Getting down to specifics, the Quarterly article notes the vast corruption in today’s DRC associated with the mining of minerals key to high-tech products such as electric automobiles. What if more money could be diverted from crooked foreigners—and the Congolese politicians abetting them—to improve living standards and social stability? And suppose efforts were stepped up to protect the delicate Congolese ecosystem? A true democratic Congo with free elections is essential to achieve lasting reforms in those areas and others. That, in fact, is a goal of the Biden administration, but challenges abound. Just a few of the recommendations of authors Floribert Anzuluni and Brad Brooks-Rubin—in line with the opinions of Congolese activists, this blog and characters in Drone Child—are:

—Tough sanctions against wrongdoers ranging from Israeli mining magnate Dan Gertler to people within President Felix Tshisekedi’s government, which has been secretive about an agreement to let Gertler reclaim mines previously taken away from him.

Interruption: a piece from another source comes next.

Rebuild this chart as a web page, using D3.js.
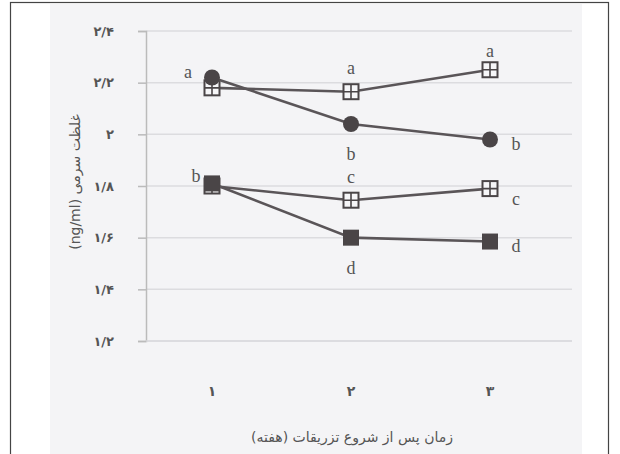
<!DOCTYPE html>
<html lang="fa">
<head>
  <meta charset="UTF-8">
  <title>Serum concentration chart</title>
  <script src="https://d3js.org/d3.v7.min.js"></script>
  <style>
    body { margin: 0; background: #fff; }
    .fa { font-family: "DejaVu Sans", sans-serif; fill: #555; }
    .letter { font-family: "Liberation Serif", serif; font-size: 18px; fill: #555; }
  </style>
</head>
<body>
  <svg id="chart" width="620" height="454"></svg>
  <script>
    const weeks = [1, 2, 3];
    const xTickLabels = ['۱', '۲', '۳'];
    const yTicks = [1.2, 1.4, 1.6, 1.8, 2.0, 2.2, 2.4];
    const yTickLabels = ['۱/۲', '۱/۴', '۱/۶', '۱/۸', '۲', '۲/۲', '۲/۴'];

    // four groups, values
    const circleVals = [2.22, 2.04, 1.98];
    const openTopVals = [2.18, 2.165, 2.25];
    const openLowVals = [1.80, 1.745, 1.79];
    const squareVals = [1.81, 1.60, 1.585];

    // significance letters: [week, value, text, dx, dy]
    const letters = [
      [1, 2.22, 'a', -24, -6], [2, 2.165, 'a', 0, -24], [3, 2.25, 'a', 0, -19],
      [2, 2.04, 'b', 0, 30], [3, 1.98, 'b', 26, 4],
      [1, 1.81, 'b', -16, -8], [2, 1.745, 'c', 0, -24], [3, 1.79, 'c', 26, 10],
      [2, 1.60, 'd', 0, 30], [3, 1.585, 'd', 26, 4]
    ];

    const svg = d3.select('#chart');

    // frame and panel
    svg.append('rect').attr('x', 10.5).attr('y', 2.5).attr('width', 598).attr('height', 470)
      .attr('fill', '#fff').attr('stroke', '#444').attr('stroke-width', 1.2);
    svg.append('rect').attr('x', 50).attr('y', 4).attr('width', 532).attr('height', 460)
      .attr('fill', '#f4f4f6');

    const x = d3.scaleLinear().domain([1, 3]).range([212, 490]);
    const y = d3.scaleLinear().domain([1.2, 2.4]).range([341, 31]);
    const axisX = 146;

    // grid lines
    svg.append('g').selectAll('line').data(yTicks.slice(1)).enter().append('line')
      .attr('x1', axisX).attr('x2', 572)
      .attr('y1', d => y(d)).attr('y2', d => y(d))
      .attr('stroke', '#dcdcdf').attr('stroke-width', 1.5);

    // y axis
    const yAxis = d3.axisLeft(y).tickValues(yTicks).tickSize(8)
      .tickFormat((d, i) => yTickLabels[i]);
    const gy = svg.append('g').attr('transform', `translate(${axisX},0)`).call(yAxis);
    gy.select('.domain').attr('stroke', '#bbb').attr('stroke-width', 1.5);
    gy.selectAll('.tick line').attr('stroke', '#bbb').attr('stroke-width', 1.5);
    gy.selectAll('.tick text').attr('class', 'fa').attr('x', -32)
      .style('font-size', '13px').style('font-weight', 'bold').attr('fill', '#555');

    // x axis base line
    svg.append('line').attr('x1', axisX).attr('x2', 572).attr('y1', y(1.2)).attr('y2', y(1.2))
      .attr('stroke', '#d4d4d8').attr('stroke-width', 1.5);

    svg.append('g').selectAll('text').data(weeks).enter().append('text')
      .attr('class', 'fa').attr('x', d => x(d)).attr('y', 396)
      .attr('text-anchor', 'middle').style('font-size', '14px').style('font-weight', 'bold')
      .text((d, i) => xTickLabels[i]);

    // axis titles
    svg.append('text').attr('class', 'fa').attr('x', 352).attr('y', 442)
      .attr('text-anchor', 'middle').attr('direction', 'rtl')
      .style('font-size', '14px')
      .text('زمان پس از شروع تزریقات (هفته)');
    svg.append('text').attr('class', 'fa')
      .attr('transform', 'translate(80,182) rotate(-90)')
      .attr('text-anchor', 'middle').attr('direction', 'rtl')
      .style('font-size', '14px')
      .text('غلظت سرمی (ng/ml)');

    const line = d3.line().x((d, i) => x(weeks[i])).y(d => y(d));
    const lineColor = '#5a5558';
    const markColor = '#4a4547';

    function drawSeries(vals, kind) {
      svg.append('path').datum(vals).attr('d', line)
        .attr('fill', 'none').attr('stroke', lineColor).attr('stroke-width', 2.6);
      const g = svg.append('g').selectAll('g').data(vals).enter().append('g')
        .attr('transform', (d, i) => `translate(${x(weeks[i])},${y(d)})`);
      if (kind === 'circle') {
        g.append('circle').attr('r', 8).attr('fill', markColor);
      } else if (kind === 'square') {
        g.append('rect').attr('x', -8).attr('y', -8).attr('width', 16).attr('height', 16)
          .attr('fill', markColor);
      } else {
        g.append('rect').attr('x', -7.5).attr('y', -7.5).attr('width', 15).attr('height', 15)
          .attr('fill', '#f6f6f8').attr('stroke', markColor).attr('stroke-width', 2);
        g.append('path').attr('d', 'M-7.5,0H7.5M0,-7.5V7.5')
          .attr('stroke', markColor).attr('stroke-width', 1.6);
      }
    }

    drawSeries(openTopVals, 'open');
    drawSeries(openLowVals, 'open');
    drawSeries(circleVals, 'circle');
    drawSeries(squareVals, 'square');

    svg.append('g').selectAll('text').data(letters).enter().append('text')
      .attr('class', 'letter')
      .attr('x', d => x(d[0]) + d[3]).attr('y', d => y(d[1]) + d[4])
      .attr('text-anchor', 'middle').attr('dy', '0.35em')
      .text(d => d[2]);
  </script>
</body>
</html>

—A “declaration requirement for owners of now-anonymous entities in mining and other sectors with identifiable links to the DRC; the establishment of a regularly updated, accurate, and comprehensive database of senior-level employees of any government body, including agencies and fully or partially state-owned companies; and mandated due diligence by mining companies when making payments to state-owned companies, their representatives, or state officials, ensuring they are based on clear legal provisions and are paid only to official accounts. All these would help to avoid risks of corruption. Many other initiatives would help advance economic development, labor and environmental standards, and human rights across the mining sector.”

—More staff for “the DRC’s financial intelligence unit, its principal audit agency, its Mining Ministry, its electoral agency (known as CENI), and its related institutions.”

—The U.S. government’s issuance of “multiagency business advisories, akin to those recently issued for Cambodia and Myanmar to help U.S. financial institutions and other private sector actors navigate the complex business environment in the DRC in a lawful and responsible way.”

—Investigations of global financial institutions for the enabling of money laundering.

“The stakes are high for the Biden administration,” Anzuluni and Brooks-Rubin conclude, “and they are even higher for the Tshisekedi government and the Congolese people. This will take a whole of government effort in both countries and require trust and risk-taking from all stakeholders, especially given that so many issues need to be on the table together. But opportunities to address one of our most urgent global challenges while also redirecting the course of history do not come often.

“Will this be real change, or another case of ‘rien ne change’ where a tragic history repeats itself?”

Good question. Beyond the abstract language above, here’s something a little more concrete, as one of many indicator of the direness of the DRC’s condition. Fourteen people, half of them children, were macheted to death just last month in a gold-rich province beset with ethnic feuding.